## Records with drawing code
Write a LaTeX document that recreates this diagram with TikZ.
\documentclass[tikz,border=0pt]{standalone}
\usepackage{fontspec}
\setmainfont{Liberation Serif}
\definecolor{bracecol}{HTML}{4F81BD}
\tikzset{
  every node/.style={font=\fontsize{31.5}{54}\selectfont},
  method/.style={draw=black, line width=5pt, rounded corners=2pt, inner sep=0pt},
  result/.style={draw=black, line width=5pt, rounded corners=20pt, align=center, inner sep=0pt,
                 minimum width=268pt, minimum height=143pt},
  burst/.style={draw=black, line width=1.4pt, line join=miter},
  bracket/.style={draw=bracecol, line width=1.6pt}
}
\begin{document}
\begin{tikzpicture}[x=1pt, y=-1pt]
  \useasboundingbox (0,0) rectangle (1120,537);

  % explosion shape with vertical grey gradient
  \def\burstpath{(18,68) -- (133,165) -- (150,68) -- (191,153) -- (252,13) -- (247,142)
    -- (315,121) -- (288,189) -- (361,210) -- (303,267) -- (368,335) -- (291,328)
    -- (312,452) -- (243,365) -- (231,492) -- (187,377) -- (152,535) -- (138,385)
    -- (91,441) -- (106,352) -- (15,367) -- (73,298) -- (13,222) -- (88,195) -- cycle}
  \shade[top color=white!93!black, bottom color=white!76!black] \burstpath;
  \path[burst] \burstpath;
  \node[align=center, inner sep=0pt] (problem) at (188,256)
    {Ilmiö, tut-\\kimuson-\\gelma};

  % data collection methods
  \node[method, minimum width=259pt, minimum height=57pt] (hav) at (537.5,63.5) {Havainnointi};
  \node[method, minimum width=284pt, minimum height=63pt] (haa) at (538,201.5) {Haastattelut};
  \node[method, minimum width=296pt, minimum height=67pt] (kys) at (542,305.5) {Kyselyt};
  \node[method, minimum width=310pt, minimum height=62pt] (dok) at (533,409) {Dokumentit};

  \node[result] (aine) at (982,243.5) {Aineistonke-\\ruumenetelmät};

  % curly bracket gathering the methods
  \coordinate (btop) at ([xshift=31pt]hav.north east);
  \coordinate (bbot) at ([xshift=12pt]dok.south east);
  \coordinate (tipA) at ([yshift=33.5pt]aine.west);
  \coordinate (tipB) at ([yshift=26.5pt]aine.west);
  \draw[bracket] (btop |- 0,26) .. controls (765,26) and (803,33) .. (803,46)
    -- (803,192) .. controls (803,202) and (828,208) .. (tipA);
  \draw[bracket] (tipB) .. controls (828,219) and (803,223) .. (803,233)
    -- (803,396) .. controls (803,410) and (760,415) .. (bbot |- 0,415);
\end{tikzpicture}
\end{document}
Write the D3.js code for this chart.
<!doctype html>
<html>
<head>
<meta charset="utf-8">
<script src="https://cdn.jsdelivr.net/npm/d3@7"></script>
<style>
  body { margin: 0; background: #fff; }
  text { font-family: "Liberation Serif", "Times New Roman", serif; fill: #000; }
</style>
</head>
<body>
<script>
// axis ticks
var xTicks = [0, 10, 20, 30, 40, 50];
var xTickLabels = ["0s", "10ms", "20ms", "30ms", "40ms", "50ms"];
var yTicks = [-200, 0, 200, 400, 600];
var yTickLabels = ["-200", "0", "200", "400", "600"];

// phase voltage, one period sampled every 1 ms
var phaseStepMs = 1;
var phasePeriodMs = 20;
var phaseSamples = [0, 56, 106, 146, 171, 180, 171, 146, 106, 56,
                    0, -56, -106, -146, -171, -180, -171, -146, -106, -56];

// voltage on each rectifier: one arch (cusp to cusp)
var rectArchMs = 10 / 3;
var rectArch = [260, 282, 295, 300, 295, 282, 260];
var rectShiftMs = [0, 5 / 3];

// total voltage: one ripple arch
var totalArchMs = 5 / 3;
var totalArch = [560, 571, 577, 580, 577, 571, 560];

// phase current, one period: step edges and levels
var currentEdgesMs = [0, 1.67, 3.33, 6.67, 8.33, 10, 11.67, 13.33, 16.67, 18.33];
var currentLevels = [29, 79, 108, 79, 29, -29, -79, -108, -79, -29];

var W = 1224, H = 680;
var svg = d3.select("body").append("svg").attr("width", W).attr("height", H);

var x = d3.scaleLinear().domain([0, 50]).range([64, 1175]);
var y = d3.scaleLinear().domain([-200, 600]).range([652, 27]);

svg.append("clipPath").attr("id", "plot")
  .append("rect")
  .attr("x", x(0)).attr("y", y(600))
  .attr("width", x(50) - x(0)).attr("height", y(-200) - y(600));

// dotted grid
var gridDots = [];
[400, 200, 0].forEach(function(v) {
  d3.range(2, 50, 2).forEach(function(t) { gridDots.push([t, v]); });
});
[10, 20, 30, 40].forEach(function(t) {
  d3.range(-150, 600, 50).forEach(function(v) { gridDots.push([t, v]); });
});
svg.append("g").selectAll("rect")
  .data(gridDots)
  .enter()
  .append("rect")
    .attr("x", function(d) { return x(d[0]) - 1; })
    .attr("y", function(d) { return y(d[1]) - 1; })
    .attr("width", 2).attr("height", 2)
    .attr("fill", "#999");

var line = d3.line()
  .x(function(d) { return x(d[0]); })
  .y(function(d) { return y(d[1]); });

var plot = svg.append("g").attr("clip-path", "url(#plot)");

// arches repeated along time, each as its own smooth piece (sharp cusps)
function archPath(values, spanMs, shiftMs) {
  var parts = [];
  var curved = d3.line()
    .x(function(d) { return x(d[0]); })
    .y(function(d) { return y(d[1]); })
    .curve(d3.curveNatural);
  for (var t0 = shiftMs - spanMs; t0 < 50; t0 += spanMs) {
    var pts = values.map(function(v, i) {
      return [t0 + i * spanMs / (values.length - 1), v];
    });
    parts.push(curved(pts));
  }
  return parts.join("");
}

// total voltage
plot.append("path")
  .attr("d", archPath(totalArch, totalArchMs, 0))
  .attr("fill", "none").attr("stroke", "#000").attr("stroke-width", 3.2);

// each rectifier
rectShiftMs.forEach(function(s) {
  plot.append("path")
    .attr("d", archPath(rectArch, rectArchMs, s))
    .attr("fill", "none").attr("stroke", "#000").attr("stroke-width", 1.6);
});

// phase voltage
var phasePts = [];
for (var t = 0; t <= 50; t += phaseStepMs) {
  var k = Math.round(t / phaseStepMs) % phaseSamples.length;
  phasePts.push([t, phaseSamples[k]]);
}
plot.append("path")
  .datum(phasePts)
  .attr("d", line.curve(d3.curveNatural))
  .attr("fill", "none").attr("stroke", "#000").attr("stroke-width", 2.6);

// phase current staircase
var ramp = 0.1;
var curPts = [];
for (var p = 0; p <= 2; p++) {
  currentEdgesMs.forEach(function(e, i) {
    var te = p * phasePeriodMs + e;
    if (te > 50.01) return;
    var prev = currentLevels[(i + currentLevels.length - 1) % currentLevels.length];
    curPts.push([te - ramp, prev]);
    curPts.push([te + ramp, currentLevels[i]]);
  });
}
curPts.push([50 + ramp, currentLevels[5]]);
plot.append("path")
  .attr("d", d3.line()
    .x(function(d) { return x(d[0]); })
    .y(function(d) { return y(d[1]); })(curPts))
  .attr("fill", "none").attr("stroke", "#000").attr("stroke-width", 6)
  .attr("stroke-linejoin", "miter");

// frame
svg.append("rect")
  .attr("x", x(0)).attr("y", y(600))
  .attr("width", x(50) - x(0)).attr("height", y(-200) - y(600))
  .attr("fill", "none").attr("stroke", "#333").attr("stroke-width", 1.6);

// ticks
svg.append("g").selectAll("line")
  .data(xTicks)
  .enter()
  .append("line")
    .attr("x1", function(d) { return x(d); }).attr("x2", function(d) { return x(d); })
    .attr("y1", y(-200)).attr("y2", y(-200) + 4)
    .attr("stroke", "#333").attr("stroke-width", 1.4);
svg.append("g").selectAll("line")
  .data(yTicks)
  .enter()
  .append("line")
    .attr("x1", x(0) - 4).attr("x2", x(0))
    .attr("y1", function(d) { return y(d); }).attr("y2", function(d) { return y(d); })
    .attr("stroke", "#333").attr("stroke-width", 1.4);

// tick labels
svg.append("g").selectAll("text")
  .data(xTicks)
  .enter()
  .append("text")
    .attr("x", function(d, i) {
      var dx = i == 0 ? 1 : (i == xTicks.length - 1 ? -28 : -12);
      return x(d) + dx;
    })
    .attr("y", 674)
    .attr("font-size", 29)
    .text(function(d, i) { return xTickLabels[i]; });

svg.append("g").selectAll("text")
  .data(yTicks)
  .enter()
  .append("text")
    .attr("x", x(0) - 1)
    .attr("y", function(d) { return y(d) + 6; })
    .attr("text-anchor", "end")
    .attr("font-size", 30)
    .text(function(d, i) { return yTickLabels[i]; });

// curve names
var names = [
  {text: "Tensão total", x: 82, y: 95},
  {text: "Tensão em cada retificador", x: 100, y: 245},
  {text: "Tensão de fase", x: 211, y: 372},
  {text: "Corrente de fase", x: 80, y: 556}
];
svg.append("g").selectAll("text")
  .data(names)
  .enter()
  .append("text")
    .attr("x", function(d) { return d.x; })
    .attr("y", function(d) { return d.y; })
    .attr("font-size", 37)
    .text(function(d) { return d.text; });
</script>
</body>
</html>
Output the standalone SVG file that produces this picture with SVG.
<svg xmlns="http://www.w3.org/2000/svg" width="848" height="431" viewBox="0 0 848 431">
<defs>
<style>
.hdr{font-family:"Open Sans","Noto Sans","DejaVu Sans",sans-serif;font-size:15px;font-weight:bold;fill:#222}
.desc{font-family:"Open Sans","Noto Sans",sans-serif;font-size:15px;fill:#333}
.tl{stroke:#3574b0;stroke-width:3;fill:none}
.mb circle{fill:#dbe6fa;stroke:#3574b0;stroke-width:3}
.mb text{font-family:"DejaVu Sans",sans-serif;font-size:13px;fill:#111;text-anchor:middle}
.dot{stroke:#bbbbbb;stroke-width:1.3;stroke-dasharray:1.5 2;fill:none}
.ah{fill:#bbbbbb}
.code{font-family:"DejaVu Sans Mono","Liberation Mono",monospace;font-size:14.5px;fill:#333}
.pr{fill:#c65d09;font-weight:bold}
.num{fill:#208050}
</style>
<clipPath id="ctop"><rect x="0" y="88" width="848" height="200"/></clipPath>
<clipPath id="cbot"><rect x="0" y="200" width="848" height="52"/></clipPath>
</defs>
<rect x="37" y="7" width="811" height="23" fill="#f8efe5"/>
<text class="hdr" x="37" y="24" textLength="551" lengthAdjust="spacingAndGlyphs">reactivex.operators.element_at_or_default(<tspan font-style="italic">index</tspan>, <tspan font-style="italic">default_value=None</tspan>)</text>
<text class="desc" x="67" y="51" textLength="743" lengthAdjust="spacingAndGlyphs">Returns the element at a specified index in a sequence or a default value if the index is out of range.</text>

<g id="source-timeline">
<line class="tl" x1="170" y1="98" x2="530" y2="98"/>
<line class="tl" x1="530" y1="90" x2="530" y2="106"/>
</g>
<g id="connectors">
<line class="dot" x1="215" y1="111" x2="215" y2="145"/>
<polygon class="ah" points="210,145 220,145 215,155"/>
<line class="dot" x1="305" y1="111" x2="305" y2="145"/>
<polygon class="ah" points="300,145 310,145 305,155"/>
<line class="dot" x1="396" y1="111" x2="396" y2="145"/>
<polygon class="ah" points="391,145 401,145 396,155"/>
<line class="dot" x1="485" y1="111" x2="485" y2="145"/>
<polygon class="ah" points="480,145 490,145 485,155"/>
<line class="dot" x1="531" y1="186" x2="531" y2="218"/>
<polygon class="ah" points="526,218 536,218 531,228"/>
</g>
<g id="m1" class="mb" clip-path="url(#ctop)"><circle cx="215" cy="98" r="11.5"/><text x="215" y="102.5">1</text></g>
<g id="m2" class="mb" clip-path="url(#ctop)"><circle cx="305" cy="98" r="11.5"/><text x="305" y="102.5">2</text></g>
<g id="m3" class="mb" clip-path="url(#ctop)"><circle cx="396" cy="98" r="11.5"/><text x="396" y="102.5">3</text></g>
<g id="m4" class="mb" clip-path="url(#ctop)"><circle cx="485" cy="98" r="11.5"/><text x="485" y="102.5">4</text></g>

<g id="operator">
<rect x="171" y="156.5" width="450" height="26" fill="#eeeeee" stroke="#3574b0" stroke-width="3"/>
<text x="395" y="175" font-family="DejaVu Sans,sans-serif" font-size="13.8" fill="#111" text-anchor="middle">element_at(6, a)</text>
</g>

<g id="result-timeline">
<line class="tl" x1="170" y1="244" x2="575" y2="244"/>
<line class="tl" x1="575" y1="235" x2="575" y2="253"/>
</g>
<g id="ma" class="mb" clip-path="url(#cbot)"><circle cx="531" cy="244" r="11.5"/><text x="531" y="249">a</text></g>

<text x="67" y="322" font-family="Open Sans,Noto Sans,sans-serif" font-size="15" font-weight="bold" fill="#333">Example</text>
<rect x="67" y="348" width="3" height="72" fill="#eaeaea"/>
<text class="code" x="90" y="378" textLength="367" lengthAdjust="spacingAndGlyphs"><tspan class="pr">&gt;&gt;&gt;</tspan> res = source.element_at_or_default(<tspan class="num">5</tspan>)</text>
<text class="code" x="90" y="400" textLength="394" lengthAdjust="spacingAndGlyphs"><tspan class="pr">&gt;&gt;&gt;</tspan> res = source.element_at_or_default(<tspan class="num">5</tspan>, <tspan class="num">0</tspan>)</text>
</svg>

## Task description
Extract the first line above and each line after it up to and including the one with "(aine) at (982,243.5)", please, exactly and with nothing else.

## Response below
Write a LaTeX document that recreates this diagram with TikZ.
\documentclass[tikz,border=0pt]{standalone}
\usepackage{fontspec}
\setmainfont{Liberation Serif}
\definecolor{bracecol}{HTML}{4F81BD}
\tikzset{
  every node/.style={font=\fontsize{31.5}{54}\selectfont},
  method/.style={draw=black, line width=5pt, rounded corners=2pt, inner sep=0pt},
  result/.style={draw=black, line width=5pt, rounded corners=20pt, align=center, inner sep=0pt,
                 minimum width=268pt, minimum height=143pt},
  burst/.style={draw=black, line width=1.4pt, line join=miter},
  bracket/.style={draw=bracecol, line width=1.6pt}
}
\begin{document}
\begin{tikzpicture}[x=1pt, y=-1pt]
  \useasboundingbox (0,0) rectangle (1120,537);

  % explosion shape with vertical grey gradient
  \def\burstpath{(18,68) -- (133,165) -- (150,68) -- (191,153) -- (252,13) -- (247,142)
    -- (315,121) -- (288,189) -- (361,210) -- (303,267) -- (368,335) -- (291,328)
    -- (312,452) -- (243,365) -- (231,492) -- (187,377) -- (152,535) -- (138,385)
    -- (91,441) -- (106,352) -- (15,367) -- (73,298) -- (13,222) -- (88,195) -- cycle}
  \shade[top color=white!93!black, bottom color=white!76!black] \burstpath;
  \path[burst] \burstpath;
  \node[align=center, inner sep=0pt] (problem) at (188,256)
    {Ilmiö, tut-\\kimuson-\\gelma};

  % data collection methods
  \node[method, minimum width=259pt, minimum height=57pt] (hav) at (537.5,63.5) {Havainnointi};
  \node[method, minimum width=284pt, minimum height=63pt] (haa) at (538,201.5) {Haastattelut};
  \node[method, minimum width=296pt, minimum height=67pt] (kys) at (542,305.5) {Kyselyt};
  \node[method, minimum width=310pt, minimum height=62pt] (dok) at (533,409) {Dokumentit};

  \node[result] (aine) at (982,243.5) {Aineistonke-\\ruumenetelmät};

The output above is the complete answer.